Le cinéma français à teneur "réalisme social" : tout un programme. Le genre a donné de belles œuvres disparates, éclatées, mais toutes ancrées dans un contexte auscultant, de prêt, une certaine vérité contemporaine sous couvert des chemins de la fiction (drame, histoire d’amour, etc.). On pourra citer La vie rêvée des anges, Ressources humaines, Qu’un seul tienne et les autres suivront ou même La vie de Jésus, des œuvres carrément puissantes parce que proposant un cinéma repensé, plein d’une audace et de parti pris forts, loin, très loin, vraiment très loin de cet Angèle et Tony maussade, déjà désuet, aussi plat, à tous les niveaux de son élaboration, qu’une limande ou qu’un turbot.
Ce film paraît, constamment, osciller entre un vieux reportage de Thalassa et une production du terroir France 3 Régions. On s’attend presque à voir débouler, sans étonnement, Louis la Brocante, Virginie Lemoine de Famille d’accueil ou Roland Magdane du Tuteur pour venir en aide à cette pauvre Angèle et son mioche. Très justement, Les Cahiers du Cinéma ont dit à propos de ce bidule : "C’est tellement pas ce qu’on a envie de voir aujourd’hui dans le cinéma français". À la télévision à la rigueur, parce que cette chose a, au plus, l’égale ambition cinématographique d’un téléfilm en quête d’une bonne critique dans Télé 7 Jours.
Angèle et Tony, c’est la rencontre improbable entre une ancienne détenue et un nounours marin pêcheur, tous deux peu prolixes et rudes, construisant une relation fragile par des silences, des regards et des faux pas. Chacun cherche l’amour, moins de solitude, quelque chose qui cimenterait enfin leur vie. Le thème en soi est intéressant, solide (parvenir à se (re)construire), mais son rendu terriblement fadasse. C’est gentillet tout plein, contrit d’émotions factices, consensuel à mort, filmé sans éclat (ne parlons même pas de la photographie, bricolée avec deux halogènes en surtension) et écrit sans surprise (la première scène, complètement ratée et inutile).

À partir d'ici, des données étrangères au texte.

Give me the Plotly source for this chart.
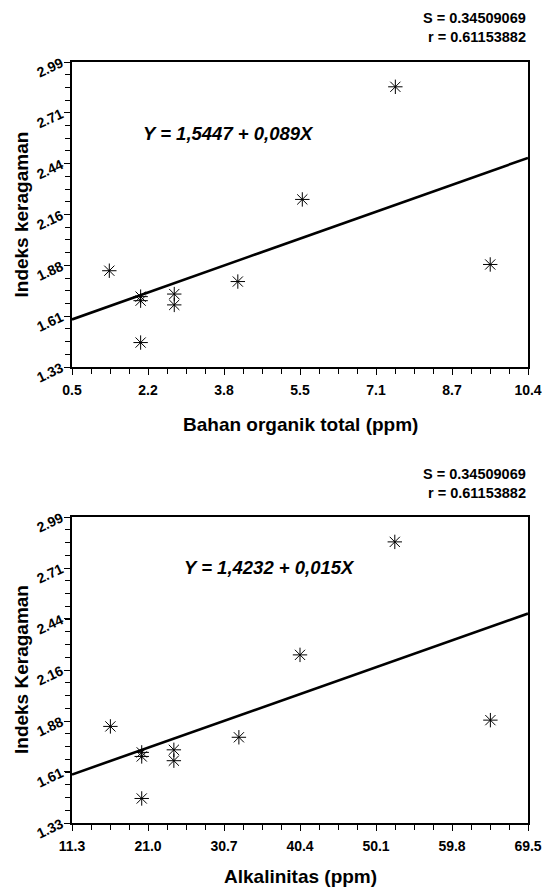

Toutes les 10 minutes environ, Alix Delaporte croit bon de montrer Angèle sur son vélo et avançant coûte que coûte, dans les côtes, face au vent, avec un pneu crevé. Métaphore pas super subtile, assénée en sus à chaque fin de bobines pour bien nous faire comprendre qu’Angèle veut s’en sortir à tout prix (et au cas où il y en aurait, assez bêtes, pour croire qu’elle s’entraîne pour le Tour de France). Mais le vrai problème, le truc qui fait complètement masse, vient finalement de Clotilde Hesme, trop flagrante dans son côté buté et qui joue ad nauseam sur le même registre sans y apporter l’once d’une nuance (ah si, un joli sourire à la fin). Son personnage, de fait, reste extérieur à nous, jamais attachant, impossible à aimer, rare à saisir.
Gregory Gadebois est bien la seule et unique raison d’apprécier un peu ce film, et deux ou trois moments de grâce aussi apportant, parfois, quelque hauteur (un apéro sur un bateau, une lecture de Blanche-Neige, une pêche aux crabes en robe de mariée). La simplicité, la sincérité, c’est sympa comme concepts, sauf quand ça rime avec facilité et nullité. Bouleversant, Angèle et Tony ? Pas une seconde, et ce qui est réellement bouleversant, c’est de s’apercevoir, après une heure et demi de désolation totale, qu’on a regardé, toléré, payé pour un machin aussi émouvant et passionnant qu’une notice de Doliprane. Merci la vie.